Time Series¶
The Time Series component of the Genomcore API allows you to store and query time-series observations.
Get more information about the Time Series API here
Create¶
Create time-series observations. A time-series body must be a list of dictionaries with the following structure:
[
{
"meta": {
"userId": int,
"source": str,
"metric": str,
"externalId": str,
"batch": str
},
"point": {
"start": str (ISO 8601 datetime),
"end": str (ISO 8601 datetime),
"value": int
}
},
...
]
The following code starts the sdk, the logging module and loads an .env file. Reads a putative csv file with the necessary columns. Construct the list of dictionaries required and send the observations to the time series API in chunks of 300 observations. The code will retry the creation of a chunk up to 3 times in case of failure:
import csv
import logging
import os
from dotenv import load_dotenv
from genomcore.client import GenomcoreApiClient
load_dotenv(override=True)
logging.basicConfig(
level="INFO",
format="[%(asctime)s][%(levelname)s][%(name)s] -- %(message)s",
datefmt="%Y-%m-%d %H:%M:%S",
)
with open(input_csv) as csv_file:
csv_reader = csv.DictReader(csv_file)
data_list = []
for row in csv_reader:
data_list.append({
'meta': {
'userId': int(row['meta.userId']),
'source': row['meta.source'],
'metric': row['meta.metric'],
'externalId': row['meta.externalId'],
'batch': row['meta.batch'],
},
'point': {
'start': row['point.start'],
'end': row['point.end'],
'value': int(row['point.value']),
}
})
api = GenomcoreApiClient(
token=os.getenv("TOKEN"),
refresh_token=os.getenv("REFRESH_TOKEN")
)
responses = api.time_series.create_time_series(
body=data_list,
chunksize=300,
max_retries=3
)
Warning
The method only checks if the batch value is None or an empty string. It is the user responsibility to ensure that the batch value is unique for each group of observations.
Tip
The method will automatically detect if the total number of observations is greater than the chunk size and will upload them accordingly in chunks of the specified size. Or wihout chunks if the total number of observations is less than the chunk size.
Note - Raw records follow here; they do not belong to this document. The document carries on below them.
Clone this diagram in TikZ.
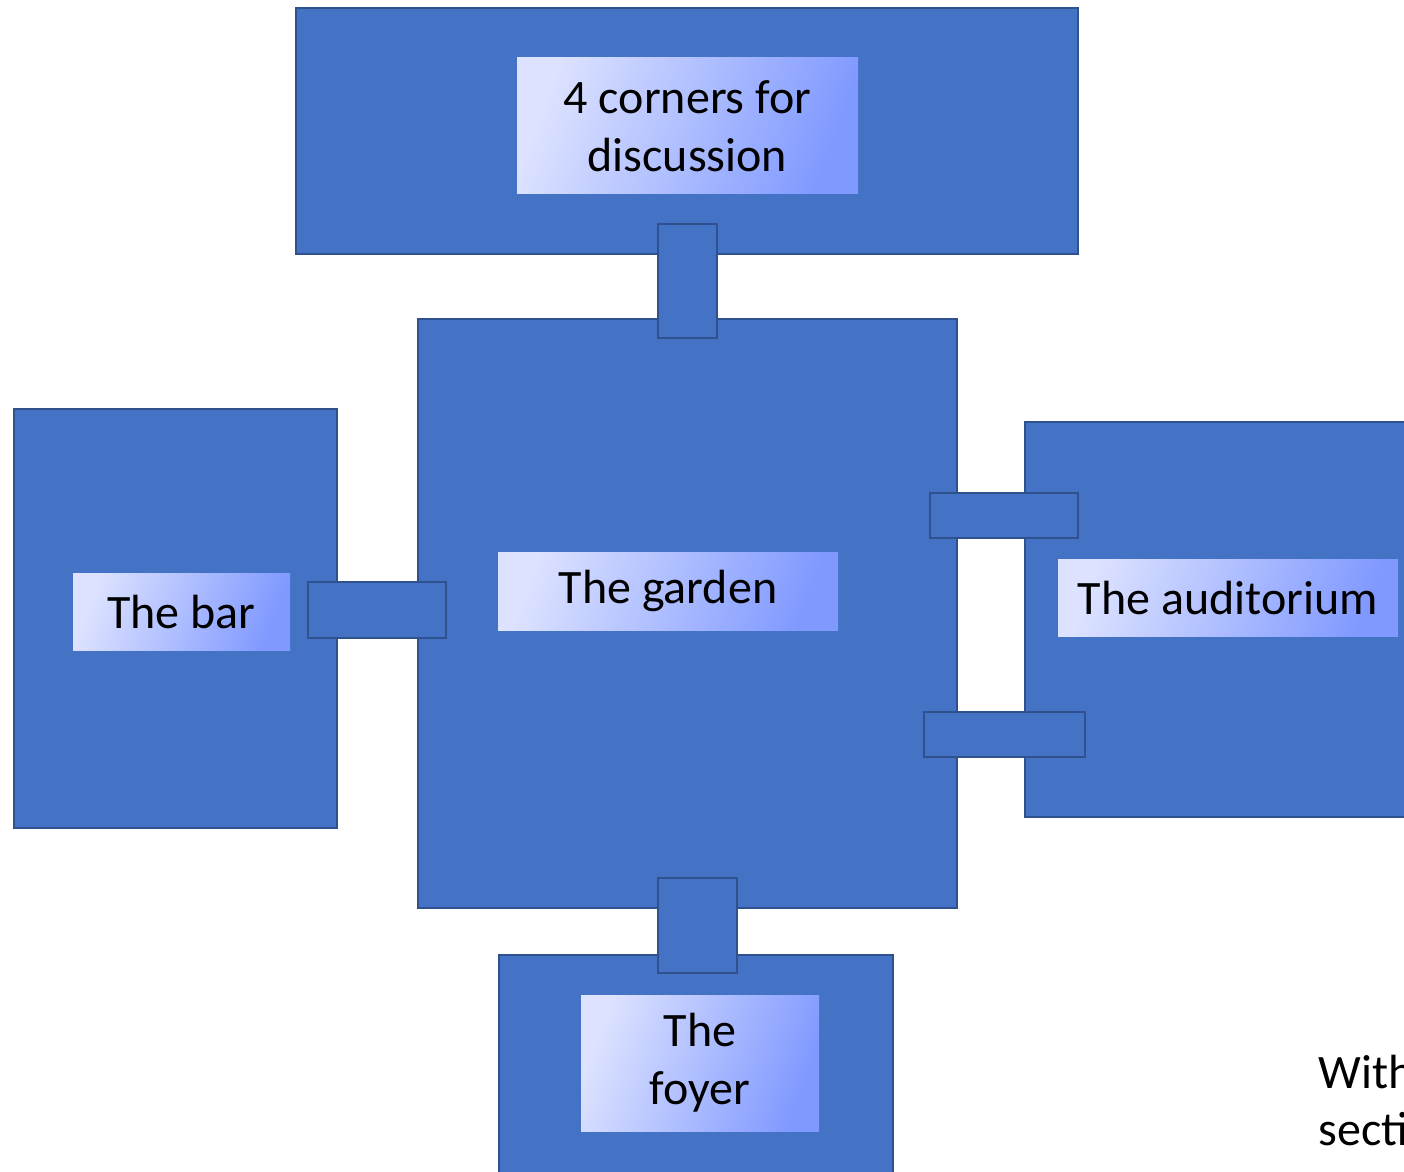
\documentclass[tikz,border=0pt]{standalone}
\usepackage{fontspec}
\setmainfont{Carlito}
\usepackage{tikz}

\definecolor{roomblue}{HTML}{4472C4}
\definecolor{roomedge}{HTML}{2F528F}
\definecolor{taglight}{HTML}{DCE2FF}
\definecolor{tagdark}{HTML}{8099FF}

\tikzset{
  room/.style={fill=roomblue, draw=roomedge, line width=1pt},
  door/.style={fill=roomblue, draw=roomedge, line width=1.2pt},
  tag/.style={shade, shading=axis, top color=taglight, bottom color=tagdark,
    shading angle=70, inner sep=0pt, align=center,
    font=\fontsize{24}{29}\selectfont},
  note/.style={anchor=base west, inner sep=0pt,
    font=\fontsize{24}{29}\selectfont}
}

\begin{document}
\begin{tikzpicture}[x=0.5pt, y=-0.5pt]
\useasboundingbox (0,0) rectangle (1404,1172);
\clip (0,0) rectangle (1404,1172);

% rooms
\draw[room] (296,8) rectangle (1078,254);
\draw[room] (418,319) rectangle (957,908);
\draw[room] (14,409) rectangle (337,828);
\draw[room] (1025,422) rectangle (1430,817);
\draw[room] (499,955) rectangle (893,1200);

% doors between the rooms
\draw[door] (658,224) rectangle (717,338);
\draw[door] (308,582) rectangle (446,638);
\draw[door] (930,493) rectangle (1078,538);
\draw[door] (924,712) rectangle (1085,757);
\draw[door] (658,878) rectangle (737,973);

% room names
\node[tag, minimum width=170.5pt, minimum height=68pt] (corners) at (687.5,126) {4 corners for\\discussion};
\node[tag, minimum width=170pt, minimum height=39pt] (garden) at (668,591) {The garden};
\node[tag, minimum width=108.5pt, minimum height=38.5pt] (bar) at (181.5,612) {The bar};
\node[tag, minimum width=170pt, minimum height=38.5pt] (auditorium) at (1228,598) {The auditorium};
\node[tag, minimum width=119pt, minimum height=68pt] (foyer) at (700,1063) {The\\foyer};

% side text, cut by the page edge
\node[note] (within) at (1318,1088) {Within};
\node[note] (section) at (1318,1145) {section};
\end{tikzpicture}
\end{document}
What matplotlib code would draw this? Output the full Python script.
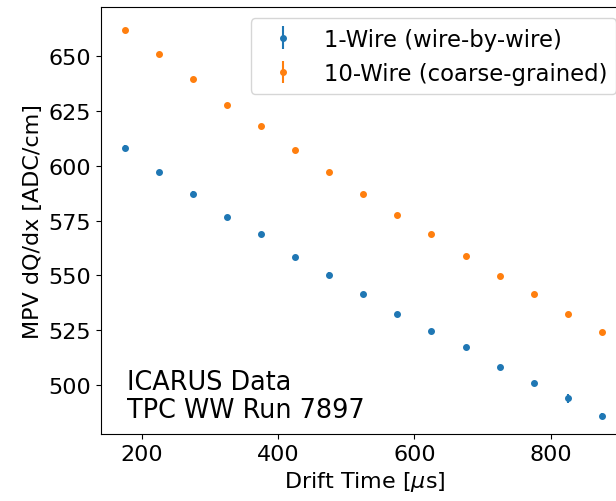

In case of a chunked upload, if The parameter chunk_details is set to True, the method will log some information about the first and last observation of the chunk.
The parameter max_retries is deactivated (defaults to 0). The user can specify the number of retries in case of connection failure when uploading a chunk of observations.
Query¶
This example queries the time-series observations of userId “1” in the batch “TestBatch” between the dates 2024-04-01 and 2024-04-08 and sorts them by timestamp in descending order.
More information about MongoDB filters can be found here.
from genomcore.client import GenomcoreApiClient
api = GenomcoreApiClient(token="A_VALID_TOKEN", refresh_token="A_VALID_REFRESH_TOKEN")
body = {
"filter": {
"meta.userId": {"$in": [1]},
"meta.batch": {"$in": ["TestBatch"]}
},
"sort": {
"timestamp": -1
},
"beforeDate": "2024-04-01",
"afterDate": "2024-04-08"
}
api.time_series.query_time_series(page = 0, pageSize = 500, body = body)
Note
The request is paginated with a page size of 500. The response will contain the first 500 observations sorted by timestamp in descending order.
Delete¶
This example deletes the time-series observations of userId “1” in the batch “TestBatch” and metric “TestMetric”.
from genomcore.client import GenomcoreApiClient
api = GenomcoreApiClient(token="A_VALID_TOKEN", refresh_token="A_VALID_REFRESH_TOKEN")
body = {
'userId': 1,
'batch': "TestBatch",
'metric': "TestMetric"
}
api.time_series.delete_time_series(body = body)
Note
The only tags you can use to filter the observations for the deletion are userId, batch and metric.
Warning
If the connection is closed before receiving the response, it could be due to a large deletion that takes longer than usual. The server might close the connection but still process the request successfully. Please verify if the data points were deleted correctly.